Чехословацкие события четче обозначили ранее  наметившиеся существенные расхождения  между линией ЦК КПСС на откат от идеалов XX съезда и настроениями интеллектуальной элиты (о роли интеллигенции в формировании внутрисистемной оппозиции неосталинизму говорили Г. П. Мурашко и др.). Среди чешских и советских интеллектуалов параллельно назревало понимание того, что в условиях вызовов, продиктованных научно-технической революцией, именно интеллигенция должна стать главной производительной силой общества. Однако партийные идеологи в этом видели покушение на руководящую роль партии. Многими своими идеями перекликалась с программными выступлениями пражских реформаторов и завершенная в апреле 1968 г. работа

A. Д. Сахарова  «Размышления о прогрессе, мирном  сосуществовании и интеллектуальной  свободе», ставшая своего рода  идейной альтерна- тивой курсу  апрельского пленума ЦК КПСС 1968 г. на идеологическое ужесточение,  тем более что в самой этой работе говорилось о необходимости поддержать «смелую и очень ценную для судеб социализма инициативу», исходящую из Праги. Разница в ситуациях между двумя странами заключалась в том, что если в Чехословакии реформаторские поиски интеллектуалов были поддержаны немалой частью партийной элиты, то в СССР (как свидетельствуют среди прочих источников мемуары Г. А. Арбатова, А. Е. Бовина) подобные настроения с определенным сочувствием были встречены лишь наиболее продвинутой частью партократии, не относившейся к самым верхним этажам номенклатуры.

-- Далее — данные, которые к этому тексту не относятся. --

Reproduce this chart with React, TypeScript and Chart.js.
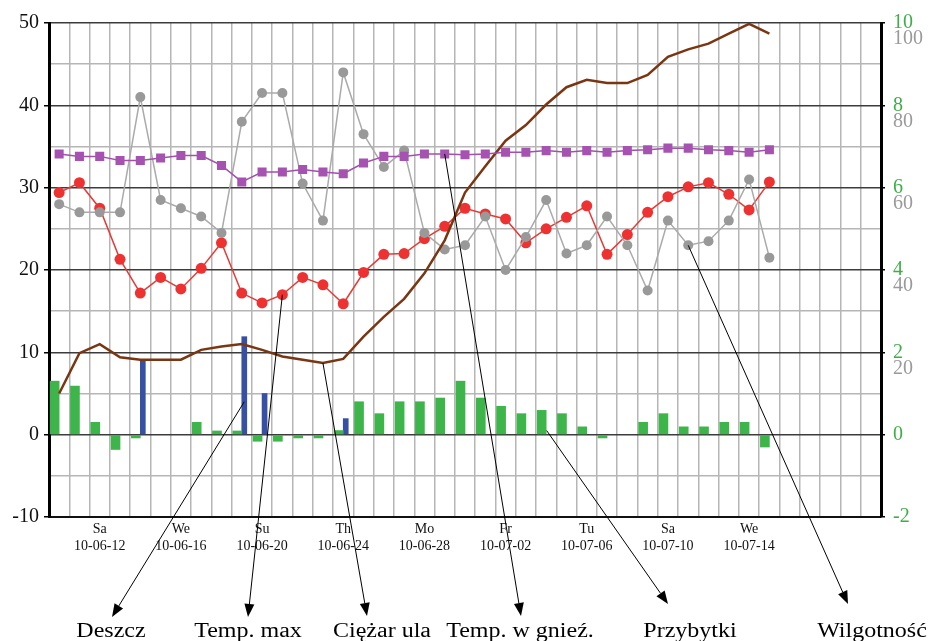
import React, { useEffect, useRef } from 'react';
import { Chart, registerables } from 'chart.js';

Chart.register(...registerables);

// ---------- data ----------
const DATES = [
  '10-06-10', '10-06-11', '10-06-12', '10-06-13', '10-06-14', '10-06-15', '10-06-16', '10-06-17',
  '10-06-18', '10-06-19', '10-06-20', '10-06-21', '10-06-22', '10-06-23', '10-06-24', '10-06-25',
  '10-06-26', '10-06-27', '10-06-28', '10-06-29', '10-06-30', '10-07-01', '10-07-02', '10-07-03',
  '10-07-04', '10-07-05', '10-07-06', '10-07-07', '10-07-08', '10-07-09', '10-07-10', '10-07-11',
  '10-07-12', '10-07-13', '10-07-14', '10-07-15', '10-07-16', '10-07-17', '10-07-18', '10-07-19',
  '10-07-20',
];
const TICK_DATES = ['10-06-12', '10-06-16', '10-06-20', '10-06-24', '10-06-28', '10-07-02', '10-07-06', '10-07-10', '10-07-14'];
const TICK_DAYS = ['Sa', 'We', 'Su', 'Th', 'Mo', 'Fr', 'Tu', 'Sa', 'We'];

// Temp. w gnieździe (°C, left axis)
const NEST_TEMP = [34.1, 33.8, 33.8, 33.3, 33.3, 33.6, 33.9, 33.9, 32.7, 30.7, 31.9, 31.9, 32.2, 31.9, 31.7, 33.0, 33.8, 33.8,
  34.1, 34.1, 34.0, 34.1, 34.3, 34.3, 34.5, 34.3, 34.5, 34.3, 34.5, 34.6, 34.8, 34.8, 34.6, 34.5, 34.3, 34.6];
// Temp. max (°C, left axis)
const MAX_TEMP = [29.4, 30.6, 27.5, 21.3, 17.2, 19.1, 17.7, 20.2, 23.3, 17.2, 16.0, 17.0, 19.1, 18.2, 15.9, 19.7, 21.9, 22.0,
  23.8, 25.3, 27.5, 26.8, 26.2, 23.3, 25.0, 26.4, 27.8, 21.9, 24.3, 27.0, 28.9, 30.1, 30.6, 29.2, 27.3, 30.7];
// Wilgotność (%, grey right axis)
const HUMIDITY = [56, 54, 54, 54, 82, 57, 55, 53, 49, 76, 83, 83, 61, 52, 88, 73, 65, 69,
  49, 45, 46, 53, 40, 48, 57, 44, 46, 53, 46, 35, 52, 46, 47, 52, 62, 43];
// Ciężar ula (left axis)
const HIVE_WEIGHT = [5.0, 9.9, 11.0, 9.4, 9.1, 9.1, 9.1, 10.3, 10.7, 11.0, 10.3, 9.5, 9.1, 8.7, 9.2, 11.9, 14.3, 16.5,
  19.6, 23.6, 29.4, 32.6, 35.7, 37.6, 40.1, 42.2, 43.1, 42.7, 42.7, 43.7, 45.9, 46.8, 47.5, 48.7, 49.9, 48.7];
// Przybytki (kg, green right axis)
const GAINS = [1.3, 1.18, 0.3, -0.36, -0.08, null, null, 0.3, 0.09, 0.09, -0.16, -0.16, -0.08, -0.08, 0.1, 0.8, 0.51, 0.8,
  0.8, 0.89, 1.3, 0.89, 0.69, 0.51, 0.59, 0.51, 0.19, -0.08, null, 0.3, 0.51, 0.19, 0.19, 0.3, 0.3, -0.3];
// Deszcz (mm, left axis)
const RAIN = [null, null, null, null, 9.0, null, null, null, null, 11.9, 5.0, null, null, null, 1.95];

const GREY_TICK_LABELS = [20, 40, 60, 80, 100];
const ANNOTATION_LABELS = ['Deszcz', 'Temp. max', 'Ciężar ula', 'Temp. w gnieź.', 'Przybytki', 'Wilgotność'];

// ---------- styling ----------
const SERIF = '"Liberation Serif", "Times New Roman", serif';
const GREEN_TEXT = '#3fae49';
const GREY_TEXT = '#9a9a9a';

// annotation geometry (source = dataset element, tip/text = fixed layout positions)
const ANNOT = [
  { ds: 5, idx: 9, axis: 'y', yVal: 4, dx: 0, tip: [112, 617], text: [111, 637] },
  { ds: 3, idx: 11, tip: [248, 617], text: [248, 637] },
  { ds: 1, idx: 13, tip: [367, 616], text: [382, 637] },
  { ds: 0, idx: 19, tip: [521, 616], text: [520, 637] },
  { ds: 4, idx: 24, axis: 'yG', yVal: 0.1, dx: 5, tip: [668, 604], text: [690, 637] },
  { ds: 2, idx: 31, tip: [848, 604], text: [872, 637] },
];

function drawArrow(ctx: CanvasRenderingContext2D, x1: number, y1: number, x2: number, y2: number) {
  const ang = Math.atan2(y2 - y1, x2 - x1);
  const hl = 13, hw = 5;
  const bx = x2 - hl * Math.cos(ang);
  const by = y2 - hl * Math.sin(ang);
  ctx.beginPath();
  ctx.moveTo(x1, y1);
  ctx.lineTo(bx, by);
  ctx.stroke();
  ctx.beginPath();
  ctx.moveTo(x2, y2);
  ctx.lineTo(bx + hw * Math.sin(ang), by - hw * Math.cos(ang));
  ctx.lineTo(bx - hw * Math.sin(ang), by + hw * Math.cos(ang));
  ctx.closePath();
  ctx.fill();
}

const extrasPlugin = {
  id: 'extras',
  afterDraw(chart: any) {
    const ctx: CanvasRenderingContext2D = chart.ctx;
    // grey humidity labels under the green ones
    const yH = chart.scales.yH;
    const yG = chart.scales.yG;
    ctx.save();
    ctx.font = `20px ${SERIF}`;
    ctx.fillStyle = GREY_TEXT;
    ctx.textAlign = 'left';
    ctx.textBaseline = 'middle';
    GREY_TICK_LABELS.forEach((v) => {
      ctx.fillText(String(v), yG.left + 12, yH.getPixelForValue(v) + 16);
    });
    ctx.restore();

    // arrows + labels
    ctx.save();
    ctx.strokeStyle = '#000';
    ctx.fillStyle = '#000';
    ctx.lineWidth = 1;
    ANNOT.forEach((a, i) => {
      const el = chart.getDatasetMeta(a.ds).data[a.idx];
      if (!el) return;
      let x = el.x + (a.dx || 0);
      let y = el.y;
      if (a.axis) y = chart.scales[a.axis].getPixelForValue(a.yVal);
      drawArrow(ctx, x, y, a.tip[0], a.tip[1]);
      ctx.save();
      ctx.translate(a.text[0], a.text[1]);
      ctx.scale(1.2, 1);
      ctx.font = `20px ${SERIF}`;
      ctx.textAlign = 'center';
      ctx.textBaseline = 'alphabetic';
      ctx.fillText(ANNOTATION_LABELS[i], 0, 0);
      ctx.restore();
    });
    ctx.restore();
  },
};

export default function App() {
  const ref = useRef<HTMLCanvasElement | null>(null);

  useEffect(() => {
    if (!ref.current) return;
    const chart = new Chart(ref.current, {
      type: 'bar',
      data: {
        labels: DATES,
        datasets: [
          {
            type: 'line', label: 'Temp. w gnieź.', data: NEST_TEMP, yAxisID: 'y', order: 0,
            borderColor: '#a24fae', backgroundColor: '#a552b0', borderWidth: 1.5,
            pointStyle: 'rect', pointRadius: 6.4, pointBorderWidth: 0, tension: 0,
          },
          {
            type: 'line', label: 'Ciężar ula', data: HIVE_WEIGHT, yAxisID: 'y', order: 1,
            borderColor: '#7a3612', borderWidth: 2.5, pointRadius: 0, tension: 0,
          },
          {
            type: 'line', label: 'Wilgotność', data: HUMIDITY, yAxisID: 'yH', order: 2,
            borderColor: '#aaaaaa', backgroundColor: '#999999', borderWidth: 1.5,
            pointRadius: 5, pointBorderWidth: 0, tension: 0,
          },
          {
            type: 'line', label: 'Temp. max', data: MAX_TEMP, yAxisID: 'y', order: 3,
            borderColor: '#e63a36', backgroundColor: '#ee3232', borderWidth: 1.5,
            pointRadius: 5.5, pointBorderWidth: 0, tension: 0,
          },
          {
            type: 'bar', label: 'Przybytki', data: GAINS, yAxisID: 'yG', order: 4,
            backgroundColor: '#3db54a', barThickness: 9, borderWidth: 0,
          },
          {
            type: 'bar', label: 'Deszcz', data: RAIN, yAxisID: 'y', order: 5,
            backgroundColor: '#3550a4', barThickness: 5, borderWidth: 0,
          },
        ] as any,
      },
      options: {
        responsive: false,
        animation: false,
        devicePixelRatio: 1,
        layout: { padding: { top: 23, left: 0, right: 0, bottom: 0 } },
        plugins: { legend: { display: false }, tooltip: { enabled: false } },
        scales: {
          x: {
            offset: true,
            grid: { offset: true, color: '#b6b6b6', lineWidth: 1.5, drawTicks: false },
            border: { color: '#111', width: 2 },
            ticks: {
              autoSkip: false, maxRotation: 0, minRotation: 0, padding: 4,
              color: '#111', font: { family: SERIF, size: 14 },
              callback: (_v: any, idx: number) => {
                const k = TICK_DATES.indexOf(DATES[idx]);
                return k >= 0 ? [TICK_DAYS[k], TICK_DATES[k]] : '';
              },
            },
            afterFit: (s: any) => { s.height = 124; },
          },
          y: {
            position: 'left', min: -10, max: 50,
            ticks: {
              stepSize: 5, padding: 5, color: '#111', font: { family: SERIF, size: 20 },
              callback: (v: any) => (Number(v) % 10 === 0 ? String(v) : ''),
            },
            grid: {
              color: (c: any) => (c.tick && c.tick.value % 10 === 0 ? '#3c3c3c' : '#b6b6b6'),
              tickColor: (c: any) => (c.tick && c.tick.value % 10 === 0 ? '#000' : 'rgba(0,0,0,0)'),
              lineWidth: 1.5, tickLength: 5,
            },
            border: { color: '#000', width: 3 },
            afterFit: (s: any) => { s.width = 49; },
          },
          yG: {
            position: 'right', min: -2, max: 10,
            ticks: { stepSize: 2, padding: 8, color: GREEN_TEXT, font: { family: SERIF, size: 20 } },
            grid: { drawOnChartArea: false, color: '#000', tickLength: 4, lineWidth: 1.5 },
            border: { color: '#000', width: 3 },
            afterFit: (s: any) => { s.width = 48; },
          },
          yH: {
            display: false, position: 'right', min: -20, max: 100,
          },
        },
      } as any,
      plugins: [extrasPlugin],
    });
    return () => chart.destroy();
  }, []);

  return (
    <div style={{ position: 'fixed', left: 0, top: 0, width: 929, height: 641, background: '#fff' }}>
      <canvas ref={ref} width={929} height={641} style={{ display: 'block', width: 929, height: 641 }} />
    </div>
  );
}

B. М. Кривошеев,  который, будучи в августе 1968 г. корреспондентом «Известий»  в Чехословакии (много сделавшим  для освещения экономической  составляющей реформ), был отозван  из этой страны с обвинением  в «неправильном» отражении сути происходившего, подтверждает, что акция, предпринятая 21 августа, была воспринята как неоправданная или, во всяком случае, преждевременная многими сотрудниками международных отделов аппарата ЦК, МИДа, центральной прессы37.